From: Avi K. <av...@qu...> - 2008-04-22 15:06:02
|
Anthony Liguori wrote: >> >> If I submit sequential O_DIRECT reads with aio_read(), will they enter >> the device read queue in the same order, and reach the disk in that >> order (allowing for reordering when worthwhile by the elevator)? >> > > There's no guarantee that any sort of order will be preserved by AIO > requests. The same is true with writes. This is what fdsync is for, > to guarantee ordering. I believe he'd like a hint to get good scheduling, not a guarantee. With a thread pool if the threads are scheduled out of order, so are your requests. If the elevator doesn't plug the queue, the first few requests may not be optimally sorted. -- error compiling committee.c: too many arguments to function |
From: Jamie L. <ja...@sh...> - 2008-04-22 15:23:32
|
Avi Kivity wrote: > Anthony Liguori wrote: > >>If I submit sequential O_DIRECT reads with aio_read(), will they enter > >>the device read queue in the same order, and reach the disk in that > >>order (allowing for reordering when worthwhile by the elevator)? > >> > >There's no guarantee that any sort of order will be preserved by AIO > >requests. The same is true with writes. This is what fdsync is for, > >to guarantee ordering. > > I believe he'd like a hint to get good scheduling, not a guarantee. > With a thread pool if the threads are scheduled out of order, so are > your requests. > If the elevator doesn't plug the queue, the first few requests may > not be optimally sorted. That's right. Then they tend to settle to a good order. But any delay in scheduling one of the threads, or a signal received by one of them, can make it lose order briefly, making the streaming stutter as the disk performes a few local seeks until it settles to good order again. You can mitigate the disruption in various ways. 1. If all threads share an "offset" variable, and reads and increments that atomically just prior to calling pread(), that helps especially at the start. (If threaded I/O is used for QEMU disk emulation, I would suggest doing that, in the more general form of popping a request from QEMU's internal shared queue at the last moment.) 2. Using more threads helps keep it sustained, at the cost of more wasted I/O when there's a cancellation (changed mind), and more memory.

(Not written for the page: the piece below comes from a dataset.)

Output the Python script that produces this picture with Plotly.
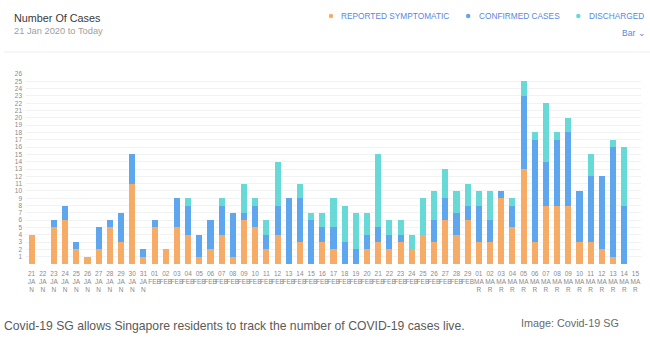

However, AIO, in principle (if not implementations...) could be better at keeping the suggested I/O order than thread, without special tricks. -- Jamie |
From: Marcelo T. <mto...@re...> - 2008-04-18 15:06:53
|
On Thu, Apr 17, 2008 at 02:26:52PM -0500, Anthony Liguori wrote: > This patch introduces a Linux-aio backend that is disabled by default. To > use this backend effectively, the user should disable caching and select > it with the appropriate -aio option. For instance: > > qemu-system-x86_64 -drive foo.img,cache=off -aio linux > > There's no universal way to asynchronous wait with linux-aio. At some point, > signals were added to signal completion. More recently, and eventfd interface > was added. This patch relies on the later. > > We try hard to detect whether the right support is available in configure to > avoid compile failures. > + do { > + err = io_submit(aio_ctxt_id, 1, iocbs); > + } while (err == -1 && errno == EINTR); > + > + if (err != 1) { > + fprintf(stderr, "failed to submit aio request: %m\n"); > + exit(1); > + } > + > + outstanding_requests++; > + > + return &aiocb->common; > +} > + > +static void la_wait(void) > +{ > + main_loop_wait(10); > +} Sleeping in the context of vcpu's is extremely bad (eg virtio-block blocks in write() throttling which kills performance). It should wait on IO completions instead (qemu-kvm.c creates a pthread "waitqueue" to resolve that issue). Other than that looks fine to me, will give it a try. |
From: Anthony L. <ali...@us...> - 2008-04-18 15:19:51
|
Marcelo Tosatti wrote: > On Thu, Apr 17, 2008 at 02:26:52PM -0500, Anthony Liguori wrote: > >> This patch introduces a Linux-aio backend that is disabled by default. To >> use this backend effectively, the user should disable caching and select >> it with the appropriate -aio option. For instance: >> >> qemu-system-x86_64 -drive foo.img,cache=off -aio linux >> >> There's no universal way to asynchronous wait with linux-aio. At some point, >> signals were added to signal completion. More recently, and eventfd interface >> was added. This patch relies on the later. >> >> We try hard to detect whether the right support is available in configure to >> avoid compile failures. >> > > >> + do { >> + err = io_submit(aio_ctxt_id, 1, iocbs); >> + } while (err == -1 && errno == EINTR); >> + >> + if (err != 1) { >> + fprintf(stderr, "failed to submit aio request: %m\n"); >> + exit(1); >> + } >> + >> + outstanding_requests++; >> + >> + return &aiocb->common; >> +} >> + >> +static void la_wait(void) >> +{ >> + main_loop_wait(10); >> +} >> > > Sleeping in the context of vcpu's is extremely bad (eg virtio-block > blocks in write() throttling which kills performance). It should wait > on IO completions instead (qemu-kvm.c creates a pthread "waitqueue" to > resolve that issue). > > Other than that looks fine to me, will give it a try. > FWIW, I'm not getting wonderful results in KVM. It's hard to tell though because time seems wildly inaccurate (even with kvm clock in the guest). The time issue appears unrelated to this set of patches. Regards, Anthony Liguori |
From: Marcelo T. <mto...@re...> - 2008-04-18 17:43:05
|
On Fri, Apr 18, 2008 at 10:18:33AM -0500, Anthony Liguori wrote: > >Sleeping in the context of vcpu's is extremely bad (eg virtio-block > >blocks in write() throttling which kills performance). It should wait > >on IO completions instead (qemu-kvm.c creates a pthread "waitqueue" to > >resolve that issue). > > > >Other than that looks fine to me, will give it a try. > > > > FWIW, I'm not getting wonderful results in KVM. It's hard to tell > though because time seems wildly inaccurate (even with kvm clock in the > guest). The time issue appears unrelated to this set of patches. Oh, you won't get completion signals on the aio eventfd. You might want to try the select-with-timeout() stuff. Will submit that with proper signalfd emulation shortly. |